Relationship building. Nurturing a prospect over multiple conversations, understanding their personal motivations, and building trust requires humanity. AI can open the door; humans walk through it.
The Humane Redesign
When AI handles research, drafting, scheduling, and logging, the SDR role transforms from a high-volume grind into a high-skill profession. Instead of spending 80% of their time on mechanical tasks and 20% on conversations, the ratio inverts.
The redesigned SDR spends their day:
- Reviewing AI-generated research and refining targeting strategy
- Personalizing and approving outreach that AI has drafted
- Having live conversations with interested prospects
- Building relationships with qualified leads
- Developing deep expertise in their market
This is a role people can sustain. It has autonomy, skill development, variety, and meaningful human interaction. The burnout factors -- repetition, lack of control, constant rejection from untargeted outreach -- are dramatically reduced.
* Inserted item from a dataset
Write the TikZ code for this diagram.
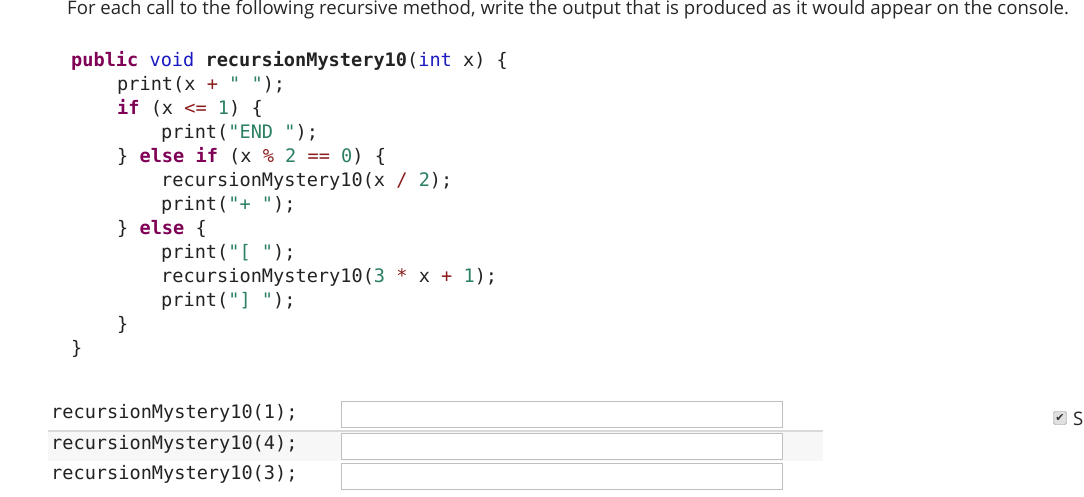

Why This Matters for Small Teams
The burnout crisis is worst for small companies and solo founders who cannot afford to hire and replace SDRs. A startup founder wearing the SDR hat on top of everything else burns out even faster because they have no separation between the grinding outreach work and their core responsibilities.
Tools like R:AIDE exist specifically for this scenario. The AI handles the research, personalization, and sequencing -- the work that burns people out -- while the founder focuses on the conversations and relationships that only they can build. It is not about removing humans from sales. It is about removing the inhumane parts of sales from humans.
The Future of Sales Development
The companies that thrive in the next five years will not be the ones that hire the most SDRs and push the highest activity quotas. They will be the ones that redesign the role around human strengths -- creativity, empathy, strategic thinking, relationship building -- and delegate the mechanical work to AI.
This is not a prediction. It is already happening. The SDR burnout crisis is not an inevitable cost of doing business. It is a problem waiting for better tools and better thinking. Both are available now.